The Sea Empowerment and Research Centre (SEREC) has called for a review of the 15 per cent port tariff increase introduced by the Nigerian Ports Authority (NPA), warning it could raise costs for port users and weaken Nigeria’s competitiveness in maritime trade.
In a statement issued in Abuja, Eugene Nweke, SEREC’s Head of Research, said the increase is already pushing up operational expenses for terminal operators and shipping companies, costs that are ultimately passed on to importers and exporters.
According to him, port-related charges in Nigeria need to be harmonised and rationalised to reduce inefficiencies and excessive cost burdens across the sector.
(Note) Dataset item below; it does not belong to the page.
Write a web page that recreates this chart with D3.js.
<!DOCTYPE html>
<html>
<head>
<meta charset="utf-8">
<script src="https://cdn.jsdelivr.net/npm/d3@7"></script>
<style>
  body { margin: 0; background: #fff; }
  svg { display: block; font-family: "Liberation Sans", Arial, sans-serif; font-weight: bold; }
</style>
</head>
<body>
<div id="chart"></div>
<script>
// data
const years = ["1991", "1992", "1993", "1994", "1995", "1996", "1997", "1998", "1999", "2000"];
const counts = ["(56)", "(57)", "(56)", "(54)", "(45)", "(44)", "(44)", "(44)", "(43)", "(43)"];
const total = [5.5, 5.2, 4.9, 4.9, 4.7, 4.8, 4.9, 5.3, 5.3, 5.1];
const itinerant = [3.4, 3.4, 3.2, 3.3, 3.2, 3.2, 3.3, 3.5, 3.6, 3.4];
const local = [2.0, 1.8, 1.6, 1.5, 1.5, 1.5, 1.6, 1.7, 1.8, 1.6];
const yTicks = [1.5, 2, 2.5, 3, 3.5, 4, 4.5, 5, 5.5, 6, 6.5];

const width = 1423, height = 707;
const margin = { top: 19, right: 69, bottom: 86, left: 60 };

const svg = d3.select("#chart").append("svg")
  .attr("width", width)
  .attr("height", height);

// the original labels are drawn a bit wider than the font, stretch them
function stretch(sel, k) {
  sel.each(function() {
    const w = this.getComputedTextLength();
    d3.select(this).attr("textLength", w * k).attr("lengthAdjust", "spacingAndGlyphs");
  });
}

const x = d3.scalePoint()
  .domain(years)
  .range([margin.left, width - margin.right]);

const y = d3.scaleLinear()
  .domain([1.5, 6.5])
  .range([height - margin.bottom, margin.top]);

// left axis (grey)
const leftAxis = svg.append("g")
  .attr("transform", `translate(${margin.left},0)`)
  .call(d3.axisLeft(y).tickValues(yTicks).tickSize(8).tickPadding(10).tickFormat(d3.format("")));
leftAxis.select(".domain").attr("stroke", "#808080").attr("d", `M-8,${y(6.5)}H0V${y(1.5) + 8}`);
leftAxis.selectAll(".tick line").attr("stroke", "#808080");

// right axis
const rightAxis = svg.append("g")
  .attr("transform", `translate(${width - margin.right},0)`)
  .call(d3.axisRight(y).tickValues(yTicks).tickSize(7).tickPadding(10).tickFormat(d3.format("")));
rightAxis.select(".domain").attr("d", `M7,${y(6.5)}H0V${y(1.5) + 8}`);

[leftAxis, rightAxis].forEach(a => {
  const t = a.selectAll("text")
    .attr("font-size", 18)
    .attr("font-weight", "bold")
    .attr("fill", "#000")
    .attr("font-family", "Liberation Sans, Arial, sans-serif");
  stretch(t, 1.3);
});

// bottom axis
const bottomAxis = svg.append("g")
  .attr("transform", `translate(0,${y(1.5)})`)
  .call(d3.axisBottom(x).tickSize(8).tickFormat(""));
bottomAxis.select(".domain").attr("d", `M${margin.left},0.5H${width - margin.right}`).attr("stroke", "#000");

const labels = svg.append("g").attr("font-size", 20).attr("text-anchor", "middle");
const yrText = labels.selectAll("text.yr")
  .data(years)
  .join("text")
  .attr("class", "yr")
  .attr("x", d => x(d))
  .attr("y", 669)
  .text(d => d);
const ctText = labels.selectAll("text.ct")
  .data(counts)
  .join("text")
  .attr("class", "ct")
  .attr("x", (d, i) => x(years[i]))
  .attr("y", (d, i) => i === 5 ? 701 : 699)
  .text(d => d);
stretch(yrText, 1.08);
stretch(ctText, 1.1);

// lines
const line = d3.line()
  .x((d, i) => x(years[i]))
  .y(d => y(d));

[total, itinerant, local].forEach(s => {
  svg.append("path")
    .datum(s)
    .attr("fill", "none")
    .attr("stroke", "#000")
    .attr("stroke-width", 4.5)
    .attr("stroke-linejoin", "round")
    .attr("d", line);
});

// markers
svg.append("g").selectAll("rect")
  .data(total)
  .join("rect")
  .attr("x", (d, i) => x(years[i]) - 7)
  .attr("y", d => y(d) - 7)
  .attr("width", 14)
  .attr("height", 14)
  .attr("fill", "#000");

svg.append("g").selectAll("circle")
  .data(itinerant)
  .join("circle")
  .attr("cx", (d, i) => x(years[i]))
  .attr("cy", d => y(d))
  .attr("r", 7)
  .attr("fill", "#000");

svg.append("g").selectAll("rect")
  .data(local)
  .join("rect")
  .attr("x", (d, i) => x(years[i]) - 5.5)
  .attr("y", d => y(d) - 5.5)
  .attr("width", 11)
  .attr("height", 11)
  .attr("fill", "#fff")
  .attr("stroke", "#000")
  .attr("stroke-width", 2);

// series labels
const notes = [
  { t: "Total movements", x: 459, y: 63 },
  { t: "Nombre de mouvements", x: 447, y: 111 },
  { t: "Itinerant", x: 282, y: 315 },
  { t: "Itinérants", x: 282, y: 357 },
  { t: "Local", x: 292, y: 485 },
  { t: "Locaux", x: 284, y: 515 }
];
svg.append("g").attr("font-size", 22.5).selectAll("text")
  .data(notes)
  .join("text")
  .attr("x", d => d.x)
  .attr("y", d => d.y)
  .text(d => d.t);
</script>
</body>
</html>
Nweke also expressed concern that assigning revenue targets to regulatory agencies could undermine their core responsibilities and distort policy decisions.
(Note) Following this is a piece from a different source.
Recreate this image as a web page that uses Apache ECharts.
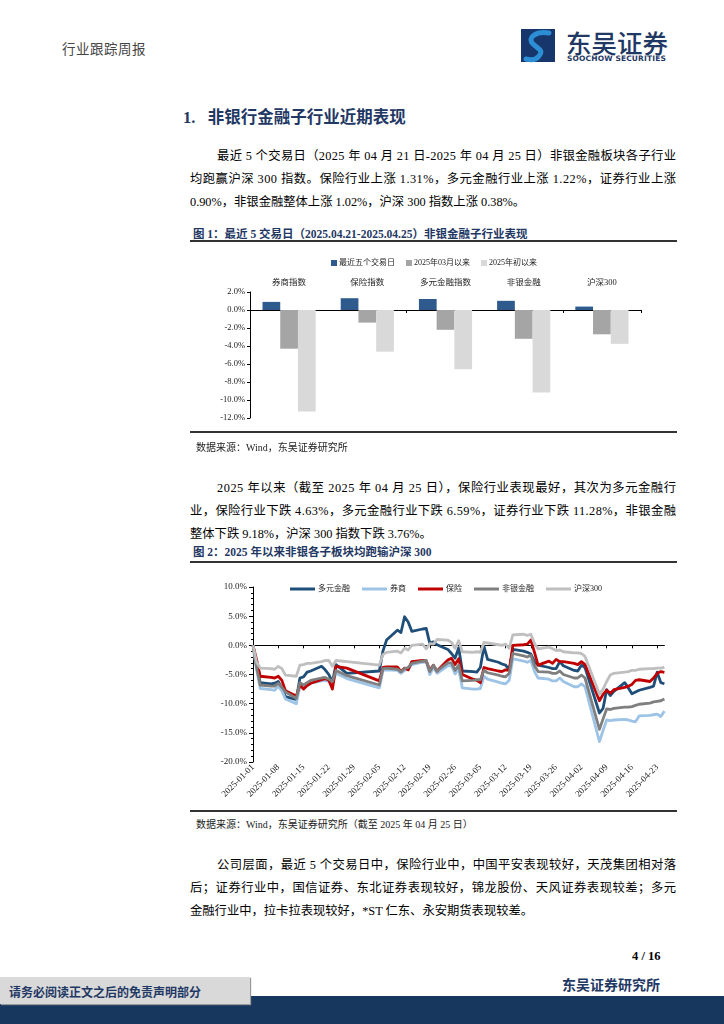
<!DOCTYPE html>
<html><head><meta charset="utf-8">
<script src="https://cdn.jsdelivr.net/npm/echarts@6.0.0/dist/echarts.min.js"></script>
<style>
body{margin:0;background:#fff;}
#page{position:relative;width:724px;height:1024px;overflow:hidden;font-family:'Liberation Serif','Noto Sans CJK SC',serif;color:#000;}
.abs{position:absolute;white-space:nowrap;}
.jl{position:absolute;font-size:12.3px;line-height:23px;height:23px;white-space:nowrap;}
.ll{position:absolute;font-size:12.3px;line-height:23px;white-space:nowrap;}
.navy{color:#1F3864;}
.rule{position:absolute;left:190px;width:487px;height:2px;background:#333;}
.src{position:absolute;left:196px;font-size:10px;white-space:nowrap;color:#222;}
</style></head>
<body><div id="page">
<div class="abs" style="left:62px;top:38px;font-size:13.5px;color:#444;letter-spacing:0.5px;">行业跟踪周报</div>
<svg class="abs" style="left:521px;top:29px" width="36" height="34" viewBox="0 0 36 34">
<rect x="0" y="0" width="34" height="33" fill="#17366B"/>
<path d="M28 4 C14 2 6 9 12 15 C17 20 23 21 18 27 C15 31 9 31 5 30" stroke="#2C8FD6" stroke-width="5" fill="none" stroke-linecap="round"/>
</svg>
<div class="abs" style="left:566px;top:23px;font-size:25.5px;font-family:'Noto Sans CJK SC';font-weight:500;color:#1F3864;">东吴证券</div>
<div class="abs" style="left:567px;top:54px;font-size:7.5px;font-family:'DejaVu Sans';font-weight:bold;color:#1F3864;letter-spacing:0.15px;">SOOCHOW SECURITIES</div>

<div class="abs navy" style="left:183px;top:104px;font-size:16.5px;font-weight:bold;">1.&nbsp;&nbsp;&nbsp;非银行金融子行业近期表现</div>

<div class="jl" data-w="459" style="left:217px;top:145px;">最近 5 个交易日（2025 年 04 月 21 日-2025 年 04 月 25 日）非银金融板块各子行业</div>
<div class="jl" data-w="486" style="left:190px;top:168px;">均跑赢沪深 300 指数。保险行业上涨 1.31%，多元金融行业上涨 1.22%，证券行业上涨</div>
<div class="ll" style="left:190px;top:191px;">0.90%，非银金融整体上涨 1.02%，沪深 300 指数上涨 0.38%。</div>

<div class="abs navy" style="left:193px;top:225px;font-size:11.5px;font-weight:bold;">图 1：最近 5 交易日（2025.04.21-2025.04.25）非银金融子行业表现</div>
<div class="rule" style="top:240px;"></div>
<div id="c1" style="position:absolute;left:180px;top:243px;width:500px;height:190px;"></div>
<div class="rule" style="top:431px;height:1.5px;"></div>
<div class="src" style="top:439px;">数据来源：Wind，东吴证券研究所</div>

<div class="jl" data-w="459" style="left:217px;top:477px;">2025 年以来（截至 2025 年 04 月 25 日），保险行业表现最好，其次为多元金融行</div>
<div class="jl" data-w="486" style="left:190px;top:500px;">业，保险行业下跌 4.63%，多元金融行业下跌 6.59%，证券行业下跌 11.28%，非银金融</div>
<div class="ll" style="left:190px;top:523px;">整体下跌 9.18%，沪深 300 指数下跌 3.76%。</div>

<div class="abs navy" style="left:193px;top:543px;font-size:11.5px;font-weight:bold;">图 2：2025 年以来非银各子板块均跑输沪深 300</div>
<div class="rule" style="top:561px;"></div>
<div id="c2" style="position:absolute;left:180px;top:565px;width:510px;height:245px;"></div>
<div class="rule" style="top:810px;height:1.5px;"></div>
<div class="src" style="top:816px;">数据来源：Wind，东吴证券研究所（截至 2025 年 04 月 25 日）</div>

<div class="jl" data-w="459" style="left:217px;top:854px;">公司层面，最近 5 个交易日中，保险行业中，中国平安表现较好，天茂集团相对落</div>
<div class="jl" data-w="486" style="left:190px;top:877px;">后；证券行业中，国信证券、东北证券表现较好，锦龙股份、天风证券表现较差；多元</div>
<div class="ll" style="left:190px;top:900px;">金融行业中，拉卡拉表现较好，*ST 仁东、永安期货表现较差。</div>

<div class="abs" style="left:632px;top:949px;font-size:12.5px;font-weight:bold;">4 / 16</div>
<div class="abs navy" style="left:562px;top:974px;font-size:14px;font-weight:bold;">东吴证券研究所</div>
<div style="position:absolute;left:0;top:996px;width:724px;height:28px;background:#17375E;"></div>
<div style="position:absolute;left:0;top:977px;width:250px;height:27px;background:#D9D9D9;box-shadow:1px 1px 1px #999;"></div>
<div class="abs navy" style="left:9px;top:983px;font-size:12px;font-weight:bold;">请务必阅读正文之后的免责声明部分</div>
</div>
<script>
// justify each full text line to its target width
Array.prototype.forEach.call(document.querySelectorAll('.jl'), function (el) {
  var target = parseFloat(el.getAttribute('data-w'));
  var txt = el.textContent;
  var span = document.createElement('span');
  span.textContent = txt;
  el.textContent = '';
  el.appendChild(span);
  var w = span.getBoundingClientRect().width;
  var ls = (target - w) / (txt.length - 1);
  span.style.letterSpacing = ls + 'px';
});

var FONT = "'Liberation Serif','Noto Sans CJK SC',serif";

// ---------- Figure 1 data ----------
var barCategories = ['券商指数', '保险指数', '多元金融指数', '非银金融', '沪深300'];
var barLegend = ['最近五个交易日', '2025年03月以来', '2025年初以来'];
var last5Days = [0.90, 1.31, 1.22, 1.02, 0.38];
var sinceMarch = [-4.3, -1.4, -2.2, -3.2, -2.7];
var sinceYearStart = [-11.28, -4.63, -6.59, -9.18, -3.76];

// ---------- Figure 2 data ----------
var tradeDates = ['01-01','01-02','01-03','01-06','01-07','01-08','01-09','01-10','01-13','01-14','01-15','01-16','01-17','01-20','01-21','01-22','01-23','01-24','01-27',
'02-05','02-06','02-07','02-10','02-11','02-12','02-13','02-14','02-17','02-18','02-19','02-20','02-21','02-24','02-25','02-26','02-27','02-28',
'03-03','03-04','03-05','03-06','03-07','03-10','03-11','03-12','03-13','03-14','03-17','03-18','03-19','03-20','03-21','03-24','03-25','03-26','03-27','03-28','03-31',
'04-01','04-02','04-03','04-07','04-08','04-09','04-10','04-11','04-14','04-15','04-16','04-17','04-18','04-21','04-22','04-23','04-24','04-25'];
var lineNames = ['多元金融', '券商', '保险', '非银金融', '沪深300'];
var duoyuan = [0,-3.5,-6.4,-6.6,-6.5,-6.2,-7.4,-8.8,-9.3,-5.6,-5.4,-4.6,-4.4,-3.6,-4.2,-5.0,-6.3,-3.3,-4.8,
-4.4,-1.0,0.9,2.6,2.2,4.9,4.0,2.4,2.8,2.9,0.3,0.6,0.1,-0.7,-1.4,-2.2,-0.4,-4.4,
-4.5,-4.6,-3.8,-0.2,-2.4,-2.9,-3.2,-3.4,-4.2,-0.7,-1.0,-1.2,-1.5,-2.8,-3.4,-3.8,-4.0,-4.0,-2.8,-3.5,-4.3,
-4.4,-3.4,-3.8,-11.6,-10.8,-7.6,-8.6,-7.9,-6.4,-7.3,-8.3,-8.0,-7.7,-7.2,-7.0,-4.6,-6.4,-6.59];
var quanshang = [0,-4.2,-7.4,-7.6,-7.7,-7.0,-7.8,-9.2,-10.0,-7.0,-7.3,-6.9,-6.5,-6.1,-6.0,-6.2,-6.6,-4.8,-5.7,
-7.3,-4.3,-4.2,-4.3,-4.8,-4.3,-4.1,-3.3,-2.9,-2.8,-5.0,-3.8,-4.8,-3.5,-3.5,-4.9,-4.0,-7.3,
-7.5,-7.5,-7.4,-5.3,-5.8,-6.3,-6.5,-6.6,-6.0,-2.3,-2.7,-2.9,-2.6,-4.5,-5.6,-5.8,-6.1,-6.1,-5.6,-6.2,-7.1,
-7.1,-6.6,-7.1,-16.5,-14.6,-12.8,-12.9,-12.8,-12.7,-12.8,-13.0,-13.1,-12.1,-12.0,-11.9,-11.8,-12.2,-11.28];
var baoxian = [0,-2.5,-5.3,-5.5,-5.6,-5.3,-6.0,-7.8,-8.7,-6.8,-7.5,-6.9,-6.5,-5.9,-5.7,-6.0,-7.5,-3.6,-3.9,
-6.1,-3.8,-3.7,-3.7,-4.5,-3.9,-4.2,-2.8,-2.6,-2.7,-4.3,-3.4,-4.4,-2.5,-2.2,-3.3,-2.3,-5.0,
-5.8,-6.0,-6.4,-3.8,-4.0,-4.4,-4.5,-4.2,-4.3,0.0,0.1,0.2,0.9,-1.2,-3.4,-2.7,-3.1,-2.4,-2.8,-2.8,-3.1,
-3.3,-2.8,-3.3,-9.5,-8.4,-7.7,-8.2,-7.6,-7.2,-7.0,-6.7,-6.0,-5.9,-6.2,-5.6,-4.8,-4.5,-4.63];
var feiyin = [0,-3.8,-6.8,-7.0,-7.0,-6.5,-7.2,-8.0,-9.1,-6.4,-6.8,-6.4,-6.0,-5.6,-5.5,-5.8,-6.2,-4.3,-5.2,
-6.8,-4.0,-3.9,-4.1,-4.5,-4.0,-3.8,-3.1,-2.7,-2.6,-4.5,-3.4,-4.4,-3.0,-3.0,-4.3,-3.4,-6.1,
-6.0,-5.9,-5.9,-4.3,-4.7,-5.1,-5.3,-5.4,-4.8,-1.4,-1.8,-2.0,-1.7,-3.5,-4.5,-4.6,-4.8,-4.8,-4.4,-5.0,-5.6,
-5.6,-5.1,-5.6,-14.4,-12.6,-10.9,-11.0,-10.8,-10.6,-10.6,-10.5,-10.3,-10.1,-9.9,-9.7,-9.6,-9.5,-9.18];
var hs300 = [0,-2.9,-3.9,-4.0,-4.1,-3.6,-4.0,-5.1,-5.3,-3.4,-3.3,-3.1,-3.1,-2.8,-2.6,-2.6,-3.6,-2.6,-2.8,
-3.4,-1.6,-1.2,-1.0,-1.3,-0.5,-0.8,0.0,0.2,-0.6,0.3,0.2,1.0,0.9,0.5,-0.5,0.8,-1.1,
-1.2,-1.1,-1.2,0.5,0.4,0.1,0.0,0.2,-0.5,1.8,1.9,1.7,1.9,0.3,-0.6,-0.3,-0.6,-0.9,-0.8,-1.1,-1.3,
-1.3,-1.4,-1.9,-8.4,-7.5,-6.2,-5.1,-4.8,-4.6,-4.5,-4.3,-4.3,-4.1,-4.0,-4.0,-3.9,-3.9,-3.76];
var lineColors = ['#1F4E79', '#9DC3E6', '#C00000', '#7F7F7F', '#BFBFBF'];

// calendar axis (every day from 2025-01-01 to 2025-04-25)
var calendarDays = [];
(function () {
  var d = new Date(Date.UTC(2025, 0, 1)), end = Date.UTC(2025, 3, 25);
  while (d.getTime() <= end) {
    calendarDays.push(d.toISOString().slice(0, 10));
    d = new Date(d.getTime() + 86400000);
  }
})();

var pct1 = function (v) { return v.toFixed(1) + '%'; };

var c1 = echarts.init(document.getElementById('c1'), null, {renderer: 'canvas'});
c1.setOption({
  animation: false,
  textStyle: {fontFamily: FONT},
  legend: {
    data: barLegend, top: 11, left: 146, itemWidth: 6, itemHeight: 6, itemGap: 11,
    icon: 'rect', textStyle: {fontSize: 8, fontFamily: FONT, color: '#222', padding: [0, 0, 0, -3]}
  },
  grid: {left: 70, right: 39, top: 49, bottom: 15, containLabel: false},
  xAxis: [
    {type: 'category', data: barCategories, axisLine: {onZero: true, lineStyle: {color: '#000', width: 1}},
     axisTick: {show: true, length: 3, lineStyle: {color: '#000'}}, axisLabel: {show: false}},
    {type: 'category', data: barCategories, position: 'top', axisLine: {show: false, onZero: false},
     axisTick: {show: false}, axisLabel: {show: true, fontSize: 8.5, color: '#222', margin: 5, fontFamily: FONT}}
  ],
  yAxis: {
    type: 'value', min: -12, max: 2, interval: 2,
    axisLine: {show: true, lineStyle: {color: '#000', width: 1}},
    axisTick: {show: true, length: 3, lineStyle: {color: '#000'}},
    axisLabel: {formatter: pct1, fontSize: 8.5, color: '#222', margin: 5, fontFamily: FONT},
    splitLine: {show: false}
  },
  series: [
    {name: barLegend[0], type: 'bar', data: last5Days, barGap: '0%', barCategoryGap: '32%', itemStyle: {color: '#2E5A8E'}},
    {name: barLegend[1], type: 'bar', data: sinceMarch, barGap: '0%', barCategoryGap: '32%', itemStyle: {color: '#A5A5A5'}},
    {name: barLegend[2], type: 'bar', data: sinceYearStart, barGap: '0%', barCategoryGap: '32%', itemStyle: {color: '#D9D9D9'}}
  ]
});

var allLines = [duoyuan, quanshang, baoxian, feiyin, hs300];
var c2 = echarts.init(document.getElementById('c2'), null, {renderer: 'canvas'});
c2.setOption({
  animation: false,
  textStyle: {fontFamily: FONT},
  legend: {
    data: lineNames, top: 15, left: 105, itemWidth: 25, itemHeight: 3, itemGap: 12, icon: 'rect',
    textStyle: {fontSize: 8, fontFamily: FONT, color: '#222', padding: [0, 0, 0, -2]}
  },
  grid: {left: 73, right: 25.6, top: 22, bottom: 48, containLabel: false},
  xAxis: [
    {type: 'category', data: calendarDays, boundaryGap: false,
     axisLine: {onZero: true, lineStyle: {color: '#000', width: 1}},
     axisTick: {show: true, interval: 6, length: 3, lineStyle: {color: '#000'}},
     axisLabel: {show: false}},
    {type: 'category', data: calendarDays, boundaryGap: false, position: 'bottom',
     axisLine: {show: false, onZero: false}, axisTick: {show: false},
     axisLabel: {show: true, interval: 6, rotate: 45, fontSize: 9, color: '#222', margin: 4, fontFamily: FONT}}
  ],
  yAxis: {
    type: 'value', min: -20, max: 10, interval: 5,
    axisLine: {show: true, lineStyle: {color: '#000', width: 1}},
    axisTick: {show: true, length: 4, lineStyle: {color: '#000'}},
    minorTick: {show: true, splitNumber: 5, length: 2, lineStyle: {color: '#000'}},
    axisLabel: {formatter: pct1, fontSize: 9, color: '#222', margin: 6, fontFamily: FONT},
    splitLine: {show: false}
  },
  series: lineNames.map(function (n, i) {
    return {
      name: n, type: 'line', xAxisIndex: 0, symbol: 'none', connectNulls: true,
      itemStyle: {color: lineColors[i]},
      lineStyle: {color: lineColors[i], width: 2.8, join: 'round'},
      data: tradeDates.map(function (t, k) { return ['2025-' + t, allLines[i][k]]; })
    };
  })
});
</script>
</body></html>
The Federal Government approved the 15 per cent tariff increase in February as part of efforts to upgrade port infrastructure and expand capacity.
However, Nweke said the adjustment has triggered further price increases by terminal operators and shipping lines, adding pressure on businesses that rely on Nigerian ports.
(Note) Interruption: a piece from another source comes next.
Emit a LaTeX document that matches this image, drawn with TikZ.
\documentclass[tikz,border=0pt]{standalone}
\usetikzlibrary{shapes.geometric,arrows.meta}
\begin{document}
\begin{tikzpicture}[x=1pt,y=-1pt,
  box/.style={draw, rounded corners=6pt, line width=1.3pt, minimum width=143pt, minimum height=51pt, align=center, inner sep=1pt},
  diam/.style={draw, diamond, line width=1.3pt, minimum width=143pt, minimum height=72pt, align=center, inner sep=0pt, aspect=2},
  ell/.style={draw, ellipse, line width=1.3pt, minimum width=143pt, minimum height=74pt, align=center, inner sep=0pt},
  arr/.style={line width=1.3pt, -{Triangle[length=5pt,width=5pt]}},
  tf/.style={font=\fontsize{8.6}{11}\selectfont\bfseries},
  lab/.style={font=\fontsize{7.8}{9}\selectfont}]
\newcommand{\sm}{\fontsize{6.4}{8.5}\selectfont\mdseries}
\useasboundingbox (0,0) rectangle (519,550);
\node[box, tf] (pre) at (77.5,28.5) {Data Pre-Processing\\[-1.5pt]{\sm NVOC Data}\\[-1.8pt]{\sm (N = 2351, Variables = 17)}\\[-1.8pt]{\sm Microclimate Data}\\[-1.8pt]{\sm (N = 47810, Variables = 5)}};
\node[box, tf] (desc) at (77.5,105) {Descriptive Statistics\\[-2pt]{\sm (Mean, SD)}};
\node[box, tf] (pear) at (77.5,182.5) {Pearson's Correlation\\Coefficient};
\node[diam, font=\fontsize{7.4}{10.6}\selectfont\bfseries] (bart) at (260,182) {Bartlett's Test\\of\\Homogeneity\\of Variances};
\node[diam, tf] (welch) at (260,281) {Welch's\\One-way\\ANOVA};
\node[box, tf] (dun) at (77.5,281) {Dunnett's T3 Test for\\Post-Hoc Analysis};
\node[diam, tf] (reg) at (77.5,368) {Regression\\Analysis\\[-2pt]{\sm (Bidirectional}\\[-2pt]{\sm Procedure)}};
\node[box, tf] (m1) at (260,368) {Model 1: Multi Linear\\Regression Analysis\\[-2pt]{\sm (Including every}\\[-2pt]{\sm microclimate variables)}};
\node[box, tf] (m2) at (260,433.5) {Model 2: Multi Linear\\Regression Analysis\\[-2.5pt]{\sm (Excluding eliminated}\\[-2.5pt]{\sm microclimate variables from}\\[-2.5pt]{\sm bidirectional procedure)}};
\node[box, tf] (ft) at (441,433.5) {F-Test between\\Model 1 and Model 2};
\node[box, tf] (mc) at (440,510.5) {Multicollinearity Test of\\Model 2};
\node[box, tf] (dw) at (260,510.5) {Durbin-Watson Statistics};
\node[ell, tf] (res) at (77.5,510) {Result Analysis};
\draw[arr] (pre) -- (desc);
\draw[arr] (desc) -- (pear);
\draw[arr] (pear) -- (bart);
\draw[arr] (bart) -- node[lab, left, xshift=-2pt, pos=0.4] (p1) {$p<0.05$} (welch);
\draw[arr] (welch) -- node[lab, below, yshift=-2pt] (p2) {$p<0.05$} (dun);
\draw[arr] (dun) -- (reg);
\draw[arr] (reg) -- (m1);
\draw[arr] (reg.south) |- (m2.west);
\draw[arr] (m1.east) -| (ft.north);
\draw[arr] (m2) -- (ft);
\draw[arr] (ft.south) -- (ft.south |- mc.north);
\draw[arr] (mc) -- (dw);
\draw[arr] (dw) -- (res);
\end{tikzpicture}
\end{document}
He warned that higher port costs could slow trade activities and reduce Nigeria’s competitiveness compared to other regional ports.
The NPA recently announced that U.S. dollar–denominated port charges will now be adjusted every two years, based on the U.S. Consumer Price Index (CPI).
Meanwhile, naira-denominated charges will be reviewed every three years in line with Nigeria’s inflation rate.
The authority said the mechanism is designed to ensure tariffs reflect inflation and operational realities.
SEREC also raised concerns about the Nigeria Customs Service’s revenue targets, arguing that they often create operational bottlenecks during cargo clearance.
Nweke said the targets frequently lead to valuation disputes, cargo reclassification, and post-clearance demand notices, all of which delay cargo movement and increase logistics costs.
He suggested that the Customs Service should focus more on cargo throughput targets rather than strict revenue benchmarks to improve trade facilitation.
The 15 per cent port tariff increase is the first major adjustment since 1993, according to the NPA.
Authorities say the review will support port modernisation and efficiency, but industry stakeholders continue to warn that higher charges could increase the cost of doing business through Nigerian ports.